#### AVAILABLE DATA ####

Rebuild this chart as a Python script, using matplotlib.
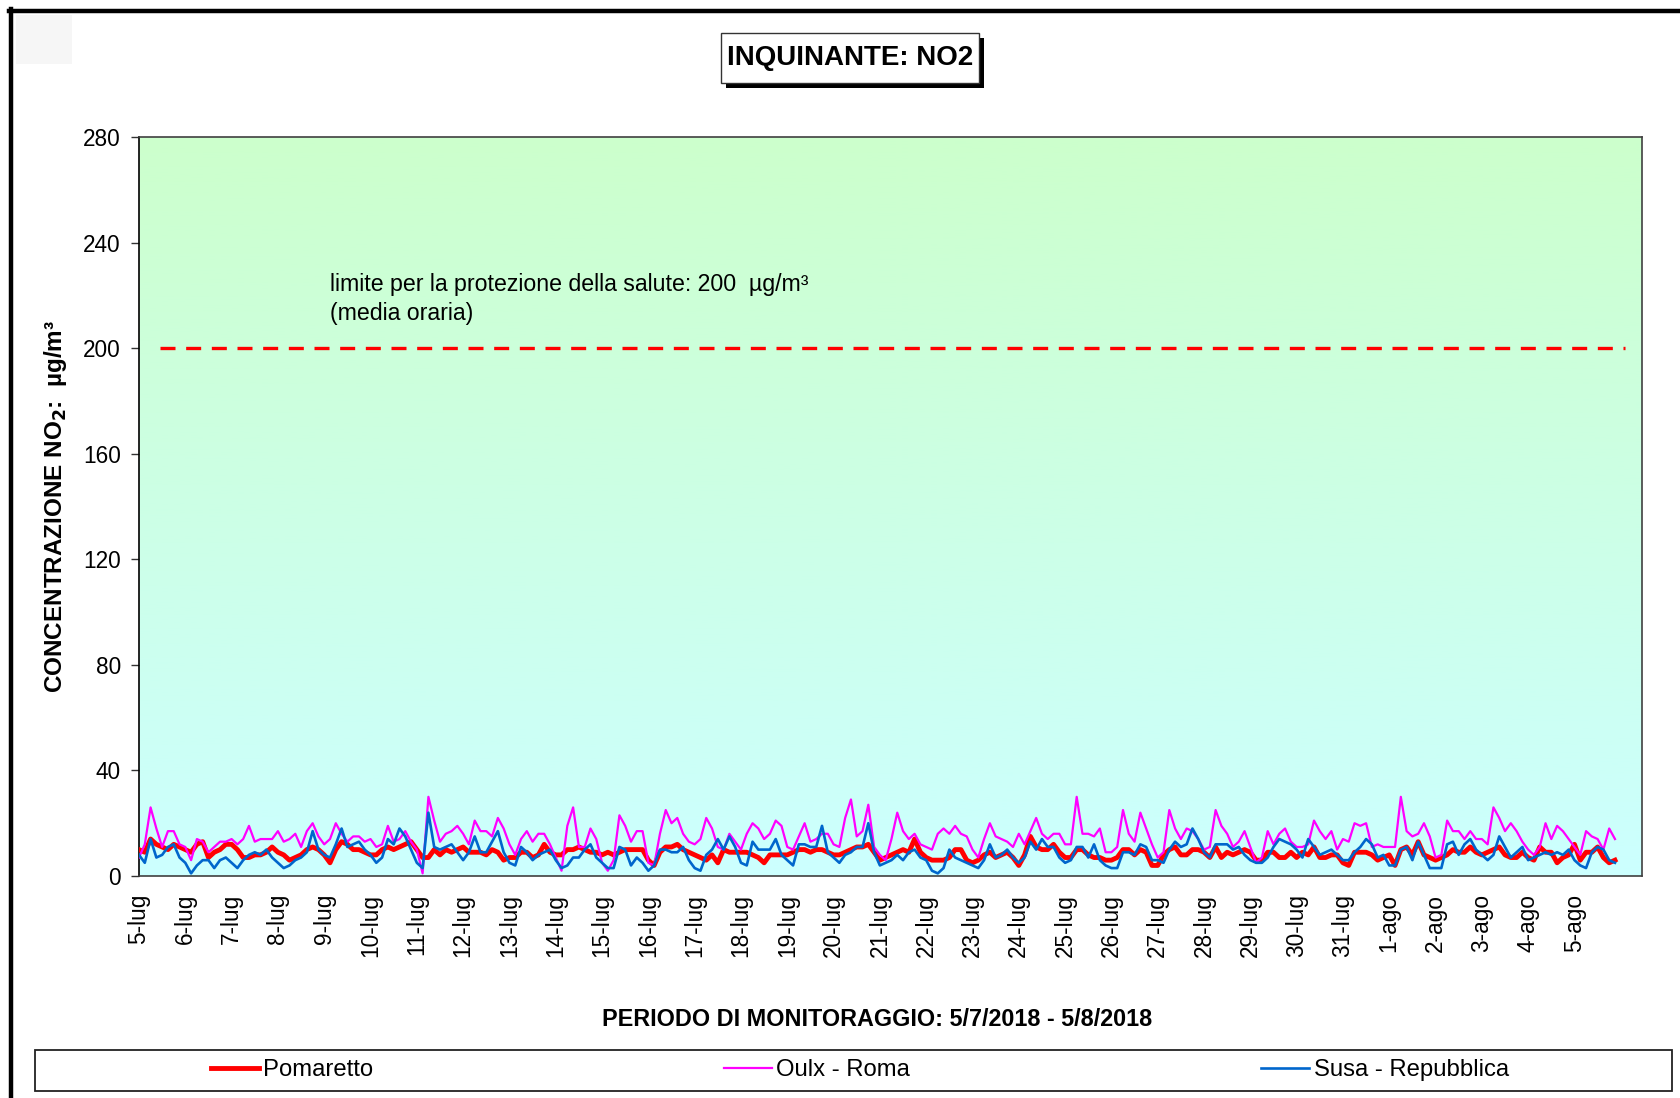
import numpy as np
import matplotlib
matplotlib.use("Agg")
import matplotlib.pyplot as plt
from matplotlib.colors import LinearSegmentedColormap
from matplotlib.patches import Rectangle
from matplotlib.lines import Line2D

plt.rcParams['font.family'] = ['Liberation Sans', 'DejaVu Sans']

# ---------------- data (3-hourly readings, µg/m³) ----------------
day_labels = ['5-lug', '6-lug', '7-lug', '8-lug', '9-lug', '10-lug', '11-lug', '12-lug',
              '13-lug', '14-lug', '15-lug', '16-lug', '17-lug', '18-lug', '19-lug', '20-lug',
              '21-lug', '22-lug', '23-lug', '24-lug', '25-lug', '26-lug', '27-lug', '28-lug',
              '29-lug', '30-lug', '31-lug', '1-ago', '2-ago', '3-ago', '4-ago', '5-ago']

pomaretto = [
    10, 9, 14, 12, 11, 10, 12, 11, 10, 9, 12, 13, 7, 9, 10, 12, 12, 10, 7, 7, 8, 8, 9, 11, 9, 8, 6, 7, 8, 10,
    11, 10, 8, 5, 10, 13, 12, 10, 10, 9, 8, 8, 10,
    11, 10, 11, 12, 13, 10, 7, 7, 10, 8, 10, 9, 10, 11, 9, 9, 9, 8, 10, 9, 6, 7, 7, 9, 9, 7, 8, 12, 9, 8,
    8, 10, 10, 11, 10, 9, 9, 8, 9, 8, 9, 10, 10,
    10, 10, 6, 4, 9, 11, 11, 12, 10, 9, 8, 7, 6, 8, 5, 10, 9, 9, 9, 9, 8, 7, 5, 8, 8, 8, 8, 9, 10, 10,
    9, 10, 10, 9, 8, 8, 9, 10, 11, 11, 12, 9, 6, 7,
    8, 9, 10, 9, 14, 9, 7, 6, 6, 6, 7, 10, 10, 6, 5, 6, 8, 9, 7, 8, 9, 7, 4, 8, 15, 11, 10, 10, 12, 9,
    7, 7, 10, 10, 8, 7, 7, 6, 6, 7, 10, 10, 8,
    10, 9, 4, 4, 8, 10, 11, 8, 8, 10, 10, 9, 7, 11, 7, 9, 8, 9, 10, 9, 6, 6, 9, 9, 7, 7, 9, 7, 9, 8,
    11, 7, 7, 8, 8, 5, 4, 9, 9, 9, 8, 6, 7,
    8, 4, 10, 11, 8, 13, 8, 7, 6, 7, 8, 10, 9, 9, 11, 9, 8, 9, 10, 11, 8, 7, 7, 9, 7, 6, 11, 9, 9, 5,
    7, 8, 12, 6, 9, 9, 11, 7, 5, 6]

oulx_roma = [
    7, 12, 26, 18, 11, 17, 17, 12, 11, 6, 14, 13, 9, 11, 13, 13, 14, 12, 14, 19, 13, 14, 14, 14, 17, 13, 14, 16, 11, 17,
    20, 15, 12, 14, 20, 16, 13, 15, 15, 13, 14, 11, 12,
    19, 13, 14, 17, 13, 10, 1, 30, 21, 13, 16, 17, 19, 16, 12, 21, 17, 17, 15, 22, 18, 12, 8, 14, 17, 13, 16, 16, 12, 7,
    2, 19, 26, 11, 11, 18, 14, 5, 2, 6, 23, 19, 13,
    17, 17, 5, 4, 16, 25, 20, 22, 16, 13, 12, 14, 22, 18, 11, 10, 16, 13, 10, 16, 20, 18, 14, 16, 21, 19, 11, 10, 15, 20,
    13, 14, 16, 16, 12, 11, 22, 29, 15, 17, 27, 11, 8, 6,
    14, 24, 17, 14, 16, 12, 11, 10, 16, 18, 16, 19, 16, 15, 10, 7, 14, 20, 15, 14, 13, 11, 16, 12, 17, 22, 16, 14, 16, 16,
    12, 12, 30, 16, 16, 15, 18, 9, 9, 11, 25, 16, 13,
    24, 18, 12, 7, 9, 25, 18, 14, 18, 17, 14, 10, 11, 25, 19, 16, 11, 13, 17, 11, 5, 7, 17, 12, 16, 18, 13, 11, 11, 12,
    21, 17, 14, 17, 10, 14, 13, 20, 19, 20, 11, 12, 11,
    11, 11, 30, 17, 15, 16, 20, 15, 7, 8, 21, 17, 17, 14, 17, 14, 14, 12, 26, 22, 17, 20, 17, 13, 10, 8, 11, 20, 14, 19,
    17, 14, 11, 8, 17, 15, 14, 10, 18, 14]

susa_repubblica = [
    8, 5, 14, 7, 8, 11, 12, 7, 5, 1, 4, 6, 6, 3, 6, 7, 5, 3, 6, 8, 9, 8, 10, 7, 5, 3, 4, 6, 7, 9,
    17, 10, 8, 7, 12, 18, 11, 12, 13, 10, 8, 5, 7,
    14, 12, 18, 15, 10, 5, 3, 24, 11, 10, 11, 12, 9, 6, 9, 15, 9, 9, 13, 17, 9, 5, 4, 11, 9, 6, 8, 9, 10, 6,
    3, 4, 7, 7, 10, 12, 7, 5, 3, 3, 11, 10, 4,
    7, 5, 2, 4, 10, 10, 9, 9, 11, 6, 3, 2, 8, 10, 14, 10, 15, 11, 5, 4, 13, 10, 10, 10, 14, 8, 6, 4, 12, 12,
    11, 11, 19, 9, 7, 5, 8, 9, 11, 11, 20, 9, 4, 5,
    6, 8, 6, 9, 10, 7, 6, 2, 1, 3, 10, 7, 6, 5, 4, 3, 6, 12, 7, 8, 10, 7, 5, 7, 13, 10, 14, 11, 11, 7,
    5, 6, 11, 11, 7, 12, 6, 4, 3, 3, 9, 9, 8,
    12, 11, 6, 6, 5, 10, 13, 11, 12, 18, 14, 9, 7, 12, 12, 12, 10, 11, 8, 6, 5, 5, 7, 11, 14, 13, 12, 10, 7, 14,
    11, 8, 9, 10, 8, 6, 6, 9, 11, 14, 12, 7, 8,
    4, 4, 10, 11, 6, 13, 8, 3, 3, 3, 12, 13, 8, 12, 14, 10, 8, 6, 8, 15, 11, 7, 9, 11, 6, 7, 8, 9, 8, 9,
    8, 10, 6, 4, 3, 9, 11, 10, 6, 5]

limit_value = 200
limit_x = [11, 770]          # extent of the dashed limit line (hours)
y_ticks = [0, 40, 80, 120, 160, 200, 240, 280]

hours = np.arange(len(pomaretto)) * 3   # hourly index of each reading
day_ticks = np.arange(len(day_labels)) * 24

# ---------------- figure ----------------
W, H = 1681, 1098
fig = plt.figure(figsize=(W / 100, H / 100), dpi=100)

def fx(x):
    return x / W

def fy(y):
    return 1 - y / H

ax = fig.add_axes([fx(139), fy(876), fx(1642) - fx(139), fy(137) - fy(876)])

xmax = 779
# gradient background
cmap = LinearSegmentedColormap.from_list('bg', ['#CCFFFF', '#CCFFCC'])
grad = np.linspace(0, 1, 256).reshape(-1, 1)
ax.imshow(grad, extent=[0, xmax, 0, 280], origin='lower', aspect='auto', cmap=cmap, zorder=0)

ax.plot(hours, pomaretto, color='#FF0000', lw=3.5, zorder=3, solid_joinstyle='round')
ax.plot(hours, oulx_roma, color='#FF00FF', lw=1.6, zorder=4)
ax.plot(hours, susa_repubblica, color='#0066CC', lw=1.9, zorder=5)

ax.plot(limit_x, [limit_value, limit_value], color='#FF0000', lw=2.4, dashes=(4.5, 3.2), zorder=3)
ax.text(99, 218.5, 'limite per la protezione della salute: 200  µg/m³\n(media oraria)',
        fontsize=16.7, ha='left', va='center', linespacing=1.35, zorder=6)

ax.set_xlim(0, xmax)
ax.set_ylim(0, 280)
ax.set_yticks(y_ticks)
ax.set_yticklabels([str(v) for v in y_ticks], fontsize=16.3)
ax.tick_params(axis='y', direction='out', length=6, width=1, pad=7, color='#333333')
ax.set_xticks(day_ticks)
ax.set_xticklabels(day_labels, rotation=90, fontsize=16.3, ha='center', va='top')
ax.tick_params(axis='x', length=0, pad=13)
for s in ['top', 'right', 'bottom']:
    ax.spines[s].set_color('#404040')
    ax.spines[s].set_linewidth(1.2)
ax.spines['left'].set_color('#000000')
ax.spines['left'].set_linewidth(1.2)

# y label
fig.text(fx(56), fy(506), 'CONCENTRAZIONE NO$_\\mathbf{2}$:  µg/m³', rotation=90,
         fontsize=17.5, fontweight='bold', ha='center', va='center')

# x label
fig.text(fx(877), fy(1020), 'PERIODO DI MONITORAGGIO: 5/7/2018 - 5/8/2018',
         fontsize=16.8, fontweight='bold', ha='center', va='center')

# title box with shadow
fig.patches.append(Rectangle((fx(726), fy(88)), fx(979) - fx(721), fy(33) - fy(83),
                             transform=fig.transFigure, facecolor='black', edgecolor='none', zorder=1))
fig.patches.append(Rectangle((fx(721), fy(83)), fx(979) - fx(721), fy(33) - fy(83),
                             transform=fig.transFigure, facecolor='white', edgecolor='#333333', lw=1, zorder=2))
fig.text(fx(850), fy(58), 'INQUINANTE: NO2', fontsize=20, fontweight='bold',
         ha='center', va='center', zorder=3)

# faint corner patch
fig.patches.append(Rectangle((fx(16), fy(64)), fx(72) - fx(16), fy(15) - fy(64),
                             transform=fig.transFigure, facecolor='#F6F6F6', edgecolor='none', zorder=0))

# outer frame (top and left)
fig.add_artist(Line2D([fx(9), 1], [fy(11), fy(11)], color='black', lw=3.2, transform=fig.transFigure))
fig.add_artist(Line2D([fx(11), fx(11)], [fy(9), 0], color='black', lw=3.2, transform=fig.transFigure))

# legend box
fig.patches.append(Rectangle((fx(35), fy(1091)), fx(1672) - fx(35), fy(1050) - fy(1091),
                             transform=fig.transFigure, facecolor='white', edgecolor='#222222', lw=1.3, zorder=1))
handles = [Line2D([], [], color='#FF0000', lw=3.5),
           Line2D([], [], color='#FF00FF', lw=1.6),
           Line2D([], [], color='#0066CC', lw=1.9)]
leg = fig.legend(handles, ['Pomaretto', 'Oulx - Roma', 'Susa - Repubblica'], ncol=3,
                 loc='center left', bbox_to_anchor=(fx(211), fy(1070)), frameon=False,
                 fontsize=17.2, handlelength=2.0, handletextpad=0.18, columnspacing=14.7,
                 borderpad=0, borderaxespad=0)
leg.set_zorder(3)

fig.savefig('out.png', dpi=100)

####

→ **WRITTEN PROBLEM**
Take the material above from its first line through the line holding "plt.rcParams['font.family'] = ['Liberation" and set it down exactly, without the pictures.

→ **ANSWER TO THIS PROBLEM**
Rebuild this chart as a Python script, using matplotlib.
import numpy as np
import matplotlib
matplotlib.use("Agg")
import matplotlib.pyplot as plt
from matplotlib.colors import LinearSegmentedColormap
from matplotlib.patches import Rectangle
from matplotlib.lines import Line2D

plt.rcParams['font.family'] = ['Liberation Sans', 'DejaVu Sans']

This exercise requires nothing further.